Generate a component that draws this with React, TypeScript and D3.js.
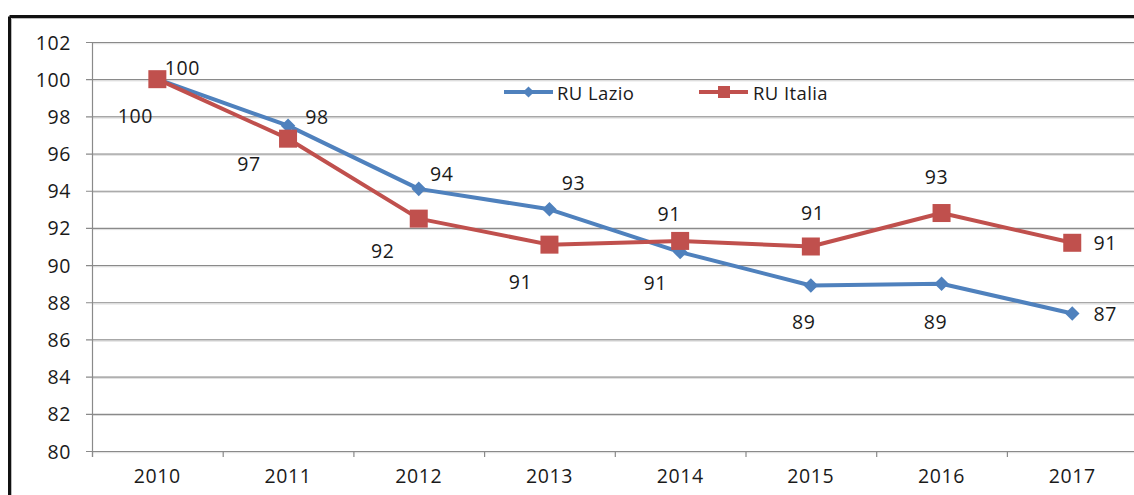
import React from 'react';
import * as d3 from 'd3';

const years = ['2010', '2011', '2012', '2013', '2014', '2015', '2016', '2017'];
const lazio = [100, 97.5, 94.1, 93.0, 90.7, 88.9, 89.0, 87.4];
const italia = [100, 96.8, 92.5, 91.1, 91.3, 91.0, 92.8, 91.2];
const lazioLabels = ['100', '98', '94', '93', '91', '89', '89', '87'];
const italiaLabels = ['100', '97', '92', '91', '91', '91', '93', '91'];
const yTicks = [80, 82, 84, 86, 88, 90, 92, 94, 96, 98, 100, 102];

// where each data label sits relative to its point
const lazioOffsets = [[25, -12], [29, -9], [23, -15], [24, -27], [-25, 30], [-7, 36], [-6, 38], [33, 0]];
const italiaOffsets = [[-22, 36], [-39, 25], [-36, 32], [-29, 37], [-11, -27], [2, -34], [-5, -37], [33, 0]];

const W = 1134;
const H = 495;
const FONT = '"Open Sans", sans-serif';
const BLUE = '#4F81BD';
const RED = '#C0504D';

export default function App() {
    const left = 92, top = 42, bottom = 451;
    const band = 130.7;

    const x = d3.scaleBand().domain(years).range([left, left + band * years.length]);
    const y = d3.scaleLinear().domain([80, 102]).range([bottom, top]);
    const cx = (yr: string) => (x(yr) as number) + x.bandwidth() / 2;

    const line = d3.line<number>()
        .x((d, i) => cx(years[i]))
        .y(d => y(d));

    const diamond = d3.symbol().type(d3.symbolDiamond2).size(135)();

    const textStyle = {fontFamily: FONT, fontSize: 19.5, letterSpacing: 0.6, fill: '#1a1a1a'};

    return (
        <svg width={W} height={H} style={{position: 'fixed', left: 0, top: 0, background: '#fff'}}>
            {/* frame */}
            <line x1={9.5} y1={16.5} x2={W} y2={16.5} stroke="#111" strokeWidth={3}/>
            <line x1={9.5} y1={16.5} x2={9.5} y2={H} stroke="#111" strokeWidth={3}/>
            <line x1={11.5} y1={18.5} x2={W} y2={18.5} stroke="#bbb" strokeWidth={1}/>
            <line x1={11.5} y1={18.5} x2={11.5} y2={H} stroke="#bbb" strokeWidth={1}/>

            {/* grid + y axis */}
            {yTicks.map(t => (
                <g key={t}>
                    <line x1={left - 6} x2={W} y1={y(t) + 0.5} y2={y(t) + 0.5} stroke="#8a8a8a" strokeWidth={1.2}/>
                    <line x1={left} x2={W} y1={y(t) + 1.7} y2={y(t) + 1.7} stroke="#dcdcdc" strokeWidth={1}/>
                    <text x={71} y={y(t)} textAnchor="end" dominantBaseline="central" style={textStyle}>{t}</text>
                </g>
            ))}
            <line x1={left + 0.5} x2={left + 0.5} y1={top} y2={bottom + 6} stroke="#8a8a8a" strokeWidth={1.2}/>

            {/* x axis */}
            {years.map(yr => (
                <g key={yr}>
                    <line x1={(x(yr) as number) + 0.5} x2={(x(yr) as number) + 0.5} y1={bottom} y2={bottom + 6}
                          stroke="#8a8a8a" strokeWidth={1.2}/>
                    <text x={cx(yr)} y={475} textAnchor="middle" dominantBaseline="central" style={textStyle}>{yr}</text>
                </g>
            ))}

            {/* series */}
            <path d={line(lazio) as string} fill="none" stroke={BLUE} strokeWidth={4} strokeLinejoin="round"/>
            <path d={line(italia) as string} fill="none" stroke={RED} strokeWidth={4} strokeLinejoin="round"/>

            {lazio.map((v, i) => (
                <path key={'l' + i} d={diamond as string} fill={BLUE}
                      transform={`translate(${cx(years[i])},${y(v)})`}/>
            ))}
            {italia.map((v, i) => (
                <rect key={'r' + i} x={cx(years[i]) - 9} y={y(v) - 9} width={18} height={18} fill={RED}/>
            ))}

            {/* data labels */}
            {lazio.map((v, i) => (
                <text key={'lt' + i} x={cx(years[i]) + lazioOffsets[i][0]} y={y(v) + lazioOffsets[i][1]}
                      textAnchor="middle" dominantBaseline="central" style={textStyle}>{lazioLabels[i]}</text>
            ))}
            {italia.map((v, i) => (
                <text key={'it' + i} x={cx(years[i]) + italiaOffsets[i][0]} y={y(v) + italiaOffsets[i][1]}
                      textAnchor="middle" dominantBaseline="central" style={textStyle}>{italiaLabels[i]}</text>
            ))}

            {/* legend */}
            <g transform="translate(504,92)">
                <line x1={0} x2={49} y1={0} y2={0} stroke={BLUE} strokeWidth={4}/>
                <path d={d3.symbol().type(d3.symbolDiamond2).size(80)() as string} fill={BLUE} transform="translate(24.5,0)"/>
                <text x={53} y={0} dominantBaseline="central" style={{...textStyle, fontSize: 18.5, letterSpacing: 0.4}}>RU Lazio</text>
            </g>
            <g transform="translate(699,92)">
                <line x1={0} x2={49} y1={0} y2={0} stroke={RED} strokeWidth={4}/>
                <rect x={19} y={-6} width={12} height={12} fill={RED}/>
                <text x={54} y={0} dominantBaseline="central" style={{...textStyle, fontSize: 18.5, letterSpacing: 0.4}}>RU Italia</text>
            </g>
        </svg>
    );
}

============

_Exercise brief_: In the lines above, locate the string "React". Copy every line where it occurs.

_Correct answer_:
Generate a component that draws this with React, TypeScript and D3.js.
import React from 'react';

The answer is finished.